A vista das montanhas na estrada pela qual viajamos é espetacular. Você pode sentir no ar o cheiro agradável de jasmim e lilases. É revigorante! Ficamos empolgados ao ver um rebanho de veados siberianos pastando calmamente. Os altaicos moram em grupos de casas de madeira com um telhado de metal bem ajeitado. Perto de muitas casas há um tipo de habitação de madeira chamada ayyl, que geralmente são cabanas de seis cantos com telhado cônico. Algumas lembram tendas indígenas cobertas com casca de árvore. Muitas famílias moram num ayyl de maio a setembro e voltam para sua casa quando chega o outono e o inverno.

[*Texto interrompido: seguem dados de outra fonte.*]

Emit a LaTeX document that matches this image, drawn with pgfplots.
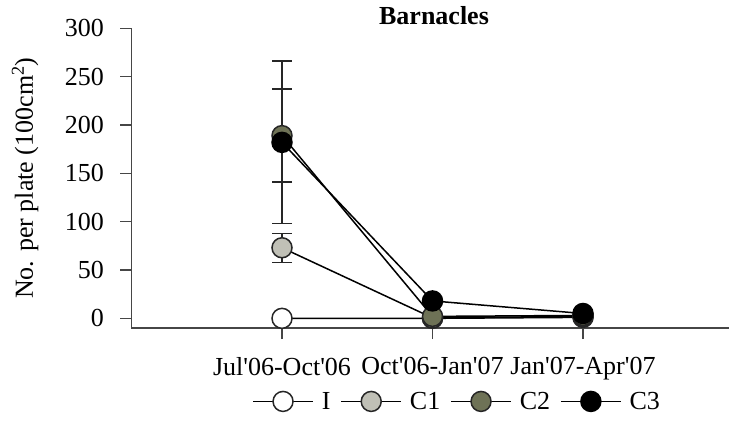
\documentclass[border=0pt]{standalone}
\usepackage{pgfplots}
\pgfplotsset{compat=1.18}
\usepackage{fontspec}
\setmainfont{Liberation Serif}
\definecolor{cI}{RGB}{255,255,255}
\definecolor{cCone}{RGB}{192,192,182}
\definecolor{cCtwo}{RGB}{110,114,86}
\definecolor{cCthree}{RGB}{0,0,0}
\definecolor{axgray}{RGB}{70,70,70}
\newcommand{\fs}{\fontsize{26}{31}\selectfont}
\begin{document}
\begin{tikzpicture}
\useasboundingbox (-131.5pt,-95pt) rectangle (603.5pt,328pt);
\begin{axis}[
  scale only axis,
  width=597.5pt, height=299.7pt,
  xmin=-1, xmax=2.97,
  ymin=-10, ymax=300,
  axis x line=bottom, axis y line=left,
  axis line style={-, line width=1.4pt, axgray},
  tick style={line width=1.4pt, axgray},
  tick align=outside,
  major tick length=11pt,
  xtick={0,1,2},
  xticklabels={Jul\textquotesingle06-Oct\textquotesingle06, Oct\textquotesingle06-Jan\textquotesingle07, Jan\textquotesingle07-Apr\textquotesingle07},
  ytick={0,50,100,150,200,250,300},
  /pgf/number format/assume math mode=true,
  tick label style={font=\fs},
  xticklabel style={yshift=-15pt},
  yticklabel style={xshift=-13pt},
  ylabel={No. per plate (100cm\textsuperscript{2})},
  every axis y label/.style={at={(axis description cs:-0.178,0.5)}, rotate=90, anchor=center, font=\fs},
  title={\textbf{Barnacles}},
  title style={at={(axis cs:1.01,300)}, anchor=base, font=\fs, yshift=-2pt},
  legend columns=4,
  legend style={draw=none, fill=none, font=\fs, at={(axis description cs:0.545,-0.245)}, anchor=center,
    /tikz/every odd column/.append style={column sep=6pt},
    /tikz/every even column/.append style={column sep=8pt}},
  legend image code/.code={\draw[mark repeat=2,mark phase=2,#1] plot coordinates {(0pt,0pt) (30pt,0pt) (60pt,0pt)};},
  every axis plot/.append style={line width=1.5pt, black, mark=*, mark size=10pt},
  clip=false,
]
\addplot[mark options={fill=cI, draw=black!85, line width=1.5pt}] coordinates {(0,0) (1,0) (2,1)};
\addlegendentry{I}
\addplot[mark options={fill=cCone, draw=black!85, line width=1.5pt},
  error bars/.cd, y dir=both, y explicit,
  error bar style={line width=1.5pt, black!85},
  error mark options={rotate=90, mark size=10pt, line width=1.5pt, black!85}]
  coordinates {(0,73) +- (0,15) (1,0.5) +- (0,0) (2,2) +- (0,0)};
\addlegendentry{C1}
\addplot[mark options={fill=cCtwo, draw=black!85, line width=1.5pt},
  error bars/.cd, y dir=both, y explicit,
  error bar style={line width=1.5pt, black!85},
  error mark options={rotate=90, mark size=10pt, line width=1.5pt, black!85}]
  coordinates {(0,189) +- (0,48) (1,2) +- (0,0) (2,3) +- (0,0)};
\addlegendentry{C2}
\addplot[mark options={fill=cCthree, draw=black, line width=1.5pt},
  error bars/.cd, y dir=both, y explicit,
  error bar style={line width=1.5pt, black!85},
  error mark options={rotate=90, mark size=10pt, line width=1.5pt, black!85}]
  coordinates {(0,182) +- (0,84) (1,18) +- (0,0) (2,5) +- (0,0)};
\addlegendentry{C3}
\end{axis}
\end{tikzpicture}
\end{document}
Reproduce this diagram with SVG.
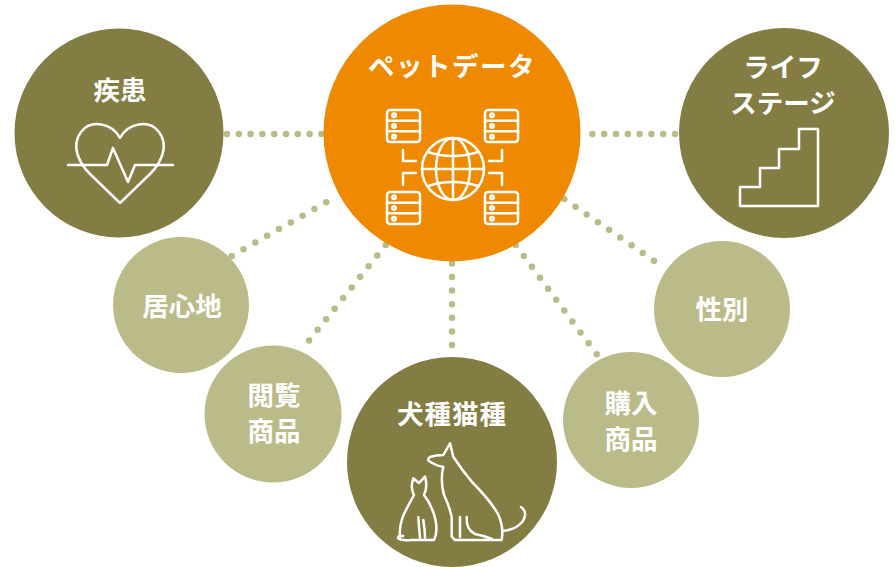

Somos muito bem recebidos no povoado pelas Testemunhas de Jeová locais, que nos levam à casa de um casal surdo. Eles ficam contentes de nos ver e curiosos para saber de onde somos e o que estamos fazendo ali. O casal tem um computador, e quando lhes mostramos um DVD, fazem questão de assistir a ele. De repente, param de conversar conosco; parece até que nem estamos ali. Seus olhos ficam grudados no monitor e de vez em quando imitam alguns sinais e mostram que estão gostando do que veem. Com dificuldade, conseguimos a atenção deles e voltamos o DVD para o começo, que mostra um lindo paraíso na Terra. Pausando numa cena, consideramos o que Deus fará pela humanidade e que tipo de pessoas viverá para sempre naquelas condições. Ficamos animados com o interesse do casal e, no fim da visita, eles nos indicam outro casal de surdos que mora a algumas horas de distância em outro povoado.

Pegamos a estrada de novo e atravessamos um impressionante desfiladeiro rochoso nas montanhas e seguimos por um caminho cheio de curvas até chegar a um povoado ainda menor. Ali encontramos uma família de surdos — o marido, a esposa, a mãe da esposa e o filho pequeno do casal. Eles ficam encantados de receber convidados inesperados. Entramos pela pequena porta de sua ayyl. Um cheiro agradável de madeira e soro de manteiga enche o ambiente. O telhado em forma de cone tem uma abertura redonda para a luz entrar. Num canto há um forno feito de tijolos caiados e um fogão. As paredes estão adornadas com tapetes de tom vermelho-vivo. O casal nos serve um prato típico de Altai — pequenos bolinhos fritos e chá em tigelas de estilo asiático. Perguntamos se acham possível ser amigo de Deus. Eles ficam pensando na pergunta. A mãe da esposa conta que, quando era criança, certa vez levou comida a um lugar nas montanhas como oferta aos deuses. “Não faço ideia do que isso significava”, diz ela com ar de incerteza. E acrescenta, sorrindo: “Mas era a nossa tradição.”

Mostramos um DVD sobre esse assunto, e o rosto deles se ilumina. Eles querem continuar aprendendo, mas como? Embora seja fácil manter contato com alguém surdo por meio de mensagens, na região não existe nem sequer uma antena para telefones celulares. Por isso prometemos escrever cartas.

O sol já está se pondo quando nos despedimos carinhosamente desses novos amigos e pegamos a longa estrada de volta a Gorno-Altaisk, cansados, mas contentes. Um tempo depois, perguntamos a algumas Testemunhas de Jeová locais sobre essa família e ficamos sabendo que a cada 15 dias o marido viaja para uma cidade maior onde estuda a Bíblia e assiste à reunião com a ajuda de uma irmã que sabe língua de sinais. Ficamos muito felizes de saber que nossos esforços deram frutos.

Nossa busca por surdos sinceros pode ser comparada a procurar tesouros escondidos no coração das montanhas. Longas horas de busca são recompensadas quando de repente, quase por acaso, encontramos uma pedra preciosa. Para nós, as montanhas de Altai sempre serão douradas, fazendo-nos lembrar dos sinceros que encontramos ali.